Date of Award

8-2018

Degree Type

Dissertation

Degree Name

Doctor of Philosophy

Major

Energy Science and Engineering

Major Professor

Virginia H. Dale

Committee Members

David M. Butler, Donald G. Hodges, Keith L. Kline

Abstract

Greater sustainability in agricultural landscapes can be achieved if appropriate farm management practices are adopted in response to evolving socio-economic and environmental concerns identified by stakeholders. Development agencies, policy makers, and other stakeholders need data to support informed decisions that can improve the sustainability of agricultural landscapes. Chapter 1 reviews agricultural sustainability assessment frameworks to identify features to monitor progress towards goals for agricultural landscapes. Goals for improving sustainability vary depending on the context including local biophysical constraints on the system, social values, and economic relationships locally and globally. Chapter 2 details a process to identify themes and individual indicators for assessing sustainability in agricultural landscapes and applies the approach in a case study of Yaqui Valley, Mexico. After defining selection criteria, a set of indicators was developed in consultation with stakeholder groups.

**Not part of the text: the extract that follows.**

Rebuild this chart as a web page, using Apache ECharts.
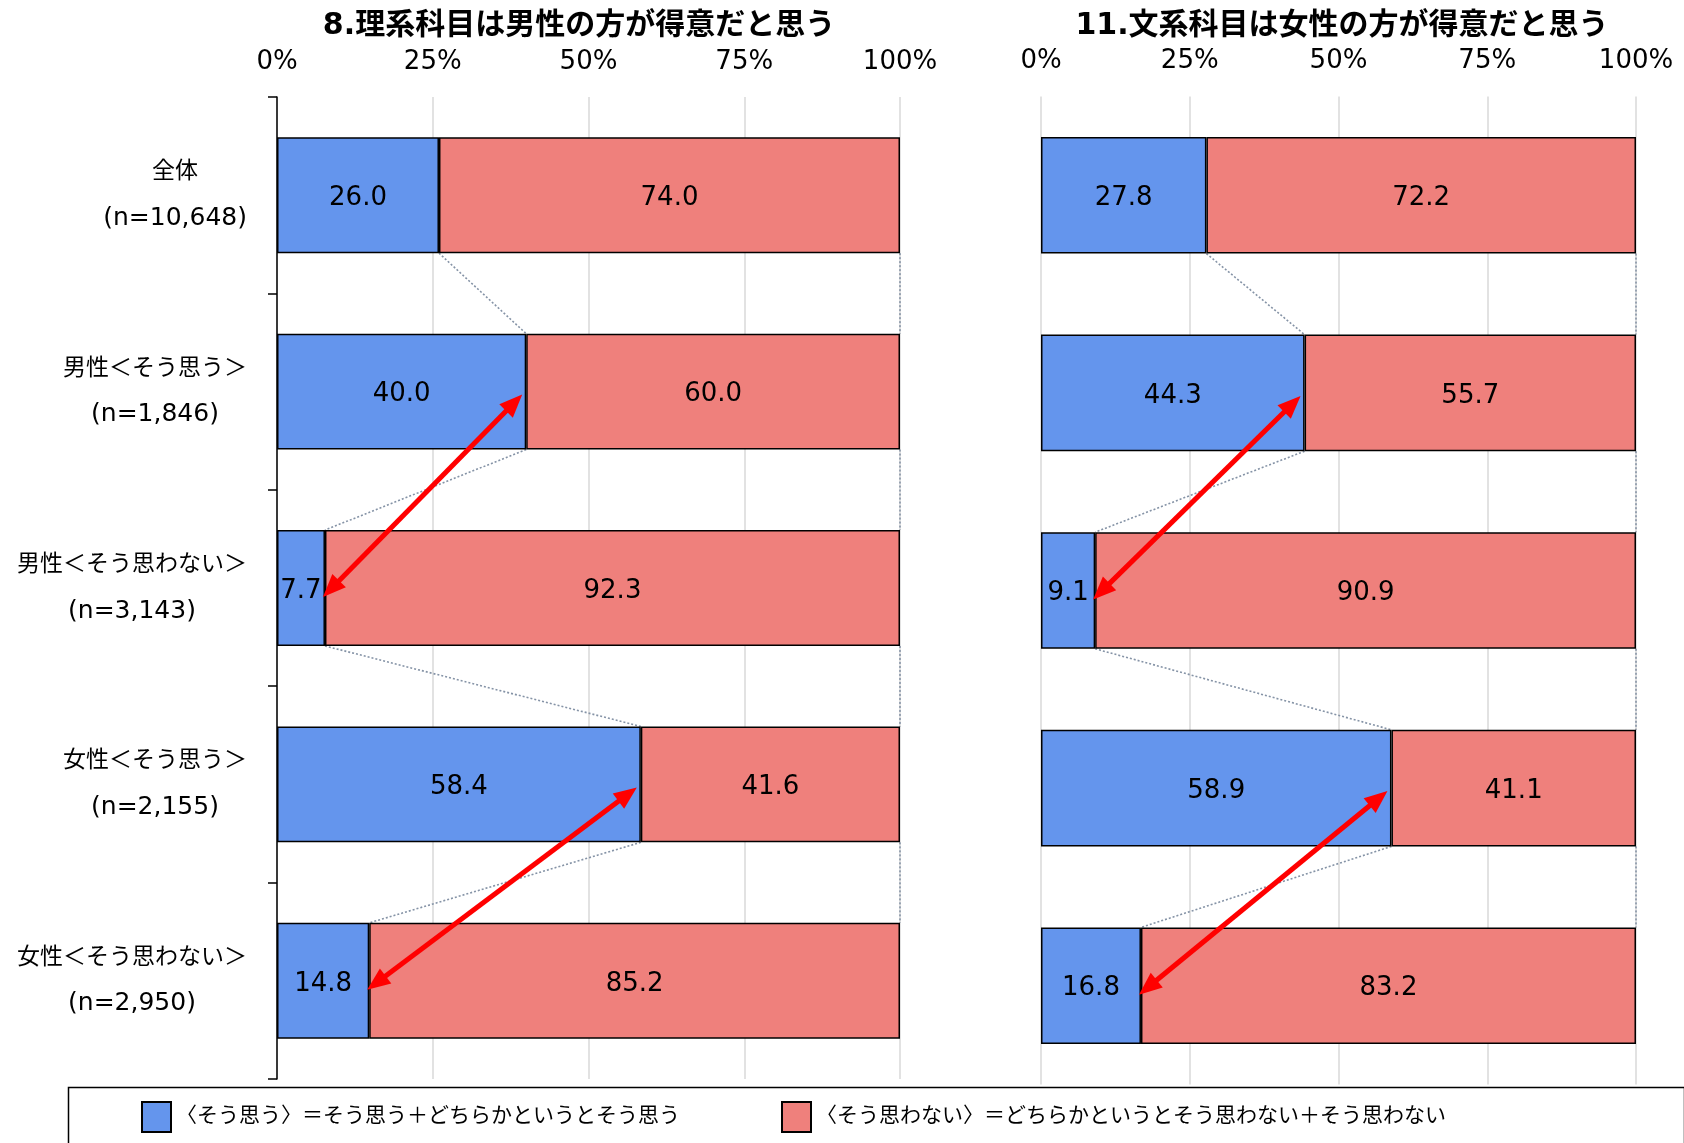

Access to data for selected indicators was a major obstacle to completing an assessment. Hence, Chapter 3 includes an analysis of selected indicators for which data were available.Better digital tools may allow farmers and other resource managers to gather site-specific information and access global databases to characterize and monitor farms and landscapes. Chapter 4 reviews apps that can support sustainable agricultural landscapes and identifies gaps in information provisioning tools to connect decision-makers to knowledge. Many apps link farmers to specific products for single solutions, such as GPS-guided farm implements or sensors within internet-of-things connectivity. Mobile apps to improve multidirectional agriculture knowledge exchange are extremely limited and poorly documented. There remains a need for apps emphasizing knowledge exchange and resource discovery to help farmers identify science-based practices that improve sustainability of agricultural landscapes. Development of a digital decision support tool requires ongoing interactions with targeted end users to clarify app performance objectives and social networking preferences, ensure reliability of scientific input and business management plans, and optimize the user experience. Together these four chapters provide recommendations and conclusions that help stakeholders work toward more sustainable agricultural landscapes through adaptive management and iterative assessment of progress.